Step-by-step explanation:

Given:

$\frac{(-\frac{1}{2} )^{5} }{(-\frac{1}{2} )^{4} } +\frac{(-\frac{1}{8} )}{(-\frac{1}{4}) }$

To Find:

The value  of the   $\frac{(-\frac{1}{2} )^{5} }{(-\frac{1}{2} )^{4} } +\frac{(-\frac{1}{8} )}{(-\frac{1}{4}) }$ .

Formula Used:

Multiply the nominators and multiply the denominators to  multiply the fractions.

$\frac{P}{Q} X\frac{M}{N} =\frac{PM}{QN}$

To divide one fraction by another fraction flip the second fraction and multiply with first fraction.
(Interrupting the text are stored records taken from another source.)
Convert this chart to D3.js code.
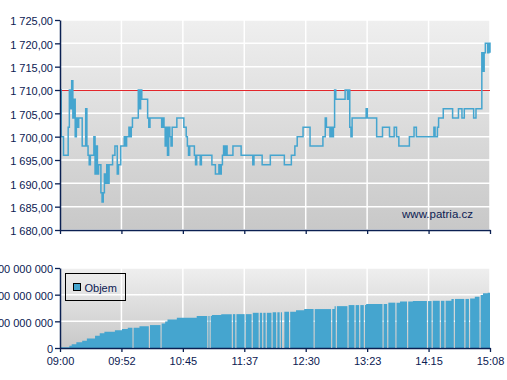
<!DOCTYPE html>
<html>
<head>
<meta charset="utf-8">
<script src="https://cdn.jsdelivr.net/npm/d3@7"></script>
<style>
  body { margin: 0; background: #fff; }
  text { font-family: Arial, "Liberation Sans", sans-serif; }
</style>
</head>
<body>
<div id="chart"></div>
<script>
"use strict";

/* global d3 */

// price in CZK, value from that minute on
const priceTimes = [
  "09:00", "09:01", "09:03", "09:07", "09:08", "09:09", "09:10", "09:11", "09:12", "09:13",
  "09:14", "09:15", "09:16", "09:19", "09:22", "09:23", "09:24", "09:25", "09:26", "09:29",
  "09:30", "09:31", "09:32", "09:33", "09:35", "09:36", "09:37", "09:38", "09:39", "09:40",
  "09:41", "09:42", "09:45", "09:47", "09:49", "09:50", "09:52", "09:55", "09:56", "09:57",
  "09:59", "10:00", "10:01", "10:02", "10:07", "10:08", "10:09", "10:10", "10:15", "10:16",
  "10:17", "10:27", "10:28", "10:29", "10:30", "10:31", "10:32", "10:33", "10:34", "10:35",
  "10:36", "10:40", "10:46", "10:48", "10:49", "10:50", "10:51", "10:55", "10:56", "10:57",
  "11:00", "11:01", "11:10", "11:13", "11:16", "11:17", "11:18", "11:19", "11:20", "11:21",
  "11:22", "11:23", "11:28", "11:35", "11:45", "11:46", "11:53", "12:00", "12:12", "12:18",
  "12:21", "12:23", "12:28", "12:34", "12:45", "12:47", "12:48", "12:51", "12:52", "12:53",
  "12:54", "12:55", "12:56", "13:04", "13:06", "13:07", "13:08", "13:09", "13:10", "13:22",
  "13:23", "13:31", "13:36", "13:42", "13:46", "13:48", "13:50", "13:59", "14:03", "14:05",
  "14:20", "14:21", "14:23", "14:24", "14:28", "14:36", "14:41", "14:44", "14:46", "14:54",
  "14:56", "15:01", "15:02", "15:03", "15:04", "15:06", "15:07", "15:08"
];
const priceValues = [
  1710, 1700, 1696, 1702, 1710, 1706, 1712, 1704, 1708, 1700,
  1704, 1702, 1704, 1698, 1706, 1698, 1696, 1694, 1696, 1700,
  1692, 1698, 1692, 1694, 1688, 1686, 1688, 1692, 1690, 1694,
  1690, 1694, 1696, 1698, 1692, 1694, 1698, 1700, 1698, 1700,
  1702, 1700, 1702, 1704, 1710, 1706, 1710, 1708, 1704, 1702,
  1704, 1702, 1704, 1702, 1698, 1702, 1696, 1702, 1700, 1698,
  1702, 1704, 1702, 1700, 1698, 1696, 1698, 1696, 1694, 1696,
  1694, 1696, 1694, 1692, 1694, 1692, 1694, 1696, 1698, 1696,
  1698, 1696, 1698, 1696, 1694, 1696, 1694, 1696, 1694, 1696,
  1698, 1700, 1702, 1698, 1700, 1704, 1702, 1700, 1702, 1700,
  1702, 1710, 1708, 1710, 1708, 1710, 1702, 1700, 1704, 1706,
  1704, 1700, 1702, 1700, 1702, 1700, 1698, 1700, 1702, 1700,
  1702, 1700, 1702, 1704, 1706, 1704, 1706, 1704, 1706, 1704,
  1706, 1718, 1714, 1718, 1720, 1718, 1720, 1718
];
const refPrice = 1710;
const priceTicks = [1680, 1685, 1690, 1695, 1700, 1705, 1710, 1715, 1720, 1725];

// cumulative volume in millions, value from that minute on
const volTimes = [
  "09:00", "09:08", "09:10", "09:14", "09:19", "09:23", "09:30", "09:34", "09:38", "09:47",
  "09:53", "09:58", "10:08", "10:17", "10:27", "10:30", "10:32", "10:40", "10:57", "11:10",
  "11:18", "11:45", "12:02", "12:12", "12:22", "12:29", "12:55", "13:06", "13:22", "13:41",
  "13:51", "14:02", "14:19", "14:35", "14:51", "14:55", "14:59", "15:02", "15:06"
];
const volValues = [
  3, 8, 14, 22, 27, 36, 46, 55, 61, 67,
  71, 76, 82, 86, 92, 99, 107, 113, 120, 124,
  127, 132, 134, 136, 142, 146, 157, 161, 165, 170,
  174, 176, 177, 184, 186, 192, 199, 205, 207
];
// minutes without trades (white gaps in the bars)
const volGaps = [
  "10:02", "10:16", "10:26", "11:06", "11:08", "11:27", "11:30", "11:38", "11:44", "11:50",
  "11:53", "11:56", "12:01", "12:05", "12:08", "12:10", "12:11", "12:16", "12:37", "12:52",
  "12:56", "13:06", "13:12", "13:16", "13:20", "13:36", "13:40", "13:47", "13:57", "14:14",
  "14:18", "14:25", "14:29", "14:37", "14:46", "14:50", "14:59"
];
const volTicks = [0, 100, 200, 300];

const timeLabels = ["09:00", "09:52", "10:45", "11:37", "12:30", "13:23", "14:15", "15:08"];
const legendLabel = "Objem";
const sourceLabel = "www.patria.cz";

let navy = "#0b2052";
let blue = "#45a5cf";

let parse = d3.timeParse("%H:%M");
let start = parse(timeLabels[0]);
let end = parse(timeLabels[timeLabels.length - 1]);

let cz = d3.formatLocale({ decimal: ",", thousands: " ", grouping: [3], currency: ["", ""] });
let priceFmt = cz.format(",.2f");
let volFmt = d => cz.format(",.0f")(d * 1e6);

let x = d3.scaleTime()
  .domain([start, end])
  .range([60, 490]);

let yP = d3.scaleLinear()
  .domain([priceTicks[0], priceTicks[priceTicks.length - 1]])
  .range([230, 20]);

let yV = d3.scaleLinear()
  .domain([volTicks[0], volTicks[volTicks.length - 1]])
  .range([348, 268]);

// ticks sit at even fractions of the session, labels are rounded minutes
let tickDates = timeLabels.map((d, i) => new Date(+start + (end - start) * i / (timeLabels.length - 1)));

let svg = d3.select("#chart")
  .append("svg")
  .attr("width", 507)
  .attr("height", 380);

let grad = svg.append("defs")
  .append("linearGradient")
  .attr("id", "bg")
  .attr("x1", 0).attr("y1", 0).attr("x2", 0).attr("y2", 1);
grad.append("stop").attr("offset", "0%").attr("stop-color", "#efefef");
grad.append("stop").attr("offset", "100%").attr("stop-color", "#c8c8c8");

function panel(y, ticks) {
  let g = svg.append("g");
  let [y0, y1] = y.range();
  g.append("rect")
    .attr("x", x.range()[0])
    .attr("y", y1)
    .attr("width", x.range()[1] - x.range()[0])
    .attr("height", y0 - y1)
    .attr("fill", "url(#bg)");
  g.selectAll(".hgrid")
    .data(ticks)
    .enter()
    .append("line")
    .attr("x1", x.range()[0]).attr("x2", x.range()[1])
    .attr("y1", d => y(d)).attr("y2", d => y(d))
    .attr("stroke", "#fff")
    .attr("stroke-width", 1.5);
  g.selectAll(".vgrid")
    .data(tickDates.slice(1))
    .enter()
    .append("line")
    .attr("x1", d => x(d)).attr("x2", d => x(d))
    .attr("y1", y1).attr("y2", y0)
    .attr("stroke", "#fff")
    .attr("stroke-width", 1.5);
  return g;
}

function styleAxis(g) {
  g.select(".domain").attr("stroke", navy).attr("stroke-width", 1.5);
  g.selectAll(".tick line").attr("stroke", navy).attr("stroke-width", 1.3);
  g.selectAll(".tick text")
    .attr("fill", navy)
    .style("font-size", "11px")
    .style("font-family", "Arial, 'Liberation Sans', sans-serif");
}

// price panel
panel(yP, priceTicks);

svg.append("line")
  .attr("x1", x.range()[0]).attr("x2", x.range()[1])
  .attr("y1", yP(refPrice) + 0.5).attr("y2", yP(refPrice) + 0.5)
  .attr("stroke", "#e3262b")
  .attr("stroke-width", 1)
  .attr("shape-rendering", "crispEdges");

let priceData = priceTimes.map((t, i) => ({ t: parse(t), p: priceValues[i] }));

let line = d3.line()
  .x(d => x(d.t))
  .y(d => yP(d.p))
  .curve(d3.curveStepAfter);

svg.append("path")
  .datum(priceData)
  .attr("d", line)
  .attr("fill", "none")
  .attr("stroke", blue)
  .attr("stroke-width", 1.5);

svg.append("text")
  .attr("x", 473)
  .attr("y", 218)
  .attr("text-anchor", "end")
  .attr("fill", navy)
  .style("font-size", "11.5px")
  .text(sourceLabel);

svg.append("g")
  .attr("transform", "translate(60,0)")
  .call(d3.axisLeft(yP).tickValues(priceTicks).tickSize(5).tickSizeOuter(0).tickPadding(2).tickFormat(priceFmt))
  .call(styleAxis)
  .selectAll(".tick text").attr("dy", "0.45em");

svg.append("g")
  .attr("transform", "translate(0,230)")
  .call(d3.axisBottom(x).tickValues(tickDates).tickSize(4).tickSizeOuter(0).tickFormat(""))
  .call(styleAxis);

// volume panel
panel(yV, volTicks);

let mins = t => Math.round((parse(t) - start) / 60000);
let total = mins(timeLabels[timeLabels.length - 1]);
let gapSet = new Set(volGaps.map(mins));
let stepMins = volTimes.map(mins);

let runs = [];
let run = null;
let k = 0;
for (let m = 0; m < total; m++) {
  while (k + 1 < stepMins.length && stepMins[k + 1] <= m) k++;
  if (gapSet.has(m)) {
    if (run) { run.push({ m: m, v: run[run.length - 1].v }); runs.push(run); run = null; }
    continue;
  }
  if (!run) run = [];
  if (!run.length || run[run.length - 1].v !== volValues[k]) run.push({ m: m, v: volValues[k] });
}
if (run) { run.push({ m: total, v: run[run.length - 1].v }); runs.push(run); }

let toDate = m => new Date(+start + m * 60000);

let area = d3.area()
  .x(d => x(toDate(d.m)))
  .y0(yV(0))
  .y1(d => yV(d.v))
  .curve(d3.curveStepAfter);

svg.append("g")
  .selectAll("path")
  .data(runs)
  .enter()
  .append("path")
  .attr("d", area)
  .attr("fill", blue);

svg.append("g")
  .attr("transform", "translate(60,0)")
  .call(d3.axisLeft(yV).tickValues(volTicks).tickSize(5).tickSizeOuter(0).tickPadding(2).tickFormat(volFmt))
  .call(styleAxis)
  .selectAll(".tick text").attr("dy", "0.45em");

svg.append("g")
  .attr("transform", "translate(0,348)")
  .call(d3.axisBottom(x).tickValues(tickDates).tickSize(4).tickSizeOuter(0).tickPadding(5)
    .tickFormat((d, i) => timeLabels[i]))
  .call(styleAxis);

// legend
let legend = svg.append("g").attr("transform", "translate(65.5,273.5)");
legend.append("rect")
  .attr("width", 60).attr("height", 27)
  .attr("fill", "none")
  .attr("stroke", "#000");
legend.append("rect")
  .attr("x", 8).attr("y", 10)
  .attr("width", 7).attr("height", 7)
  .attr("fill", blue)
  .attr("stroke", "#000");
legend.append("text")
  .attr("x", 19).attr("y", 18.5)
  .attr("fill", navy)
  .style("font-size", "11px")
  .text(legendLabel);
</script>
</body>
</html>
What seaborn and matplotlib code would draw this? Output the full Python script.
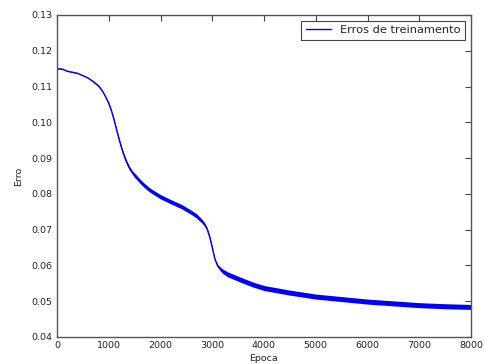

$\frac{\frac{P}{Q} }{\frac{N}{M} } =\frac{P}{Q} X\frac{M}{N} =\frac{PM}{QN}$

Solution:

$\frac{(-\frac{1}{2} )^{5} }{(-\frac{1}{2} )^{4} } +\frac{(-\frac{1}{8} )}{(-\frac{1}{4}) }$  

$=(-\frac{1}{2} )^{5} X(-\frac{2}{1} )^{4} +(-\frac{1}{8} )X(-\frac{4}{1} )$

$= 0$

                                                                                                   

Thus, the value  of the       $\frac{(-\frac{1}{2} )^{5} }{(-\frac{1}{2} )^{4} } +\frac{(-\frac{1}{8} )}{(-\frac{1}{4}) }$    is 0.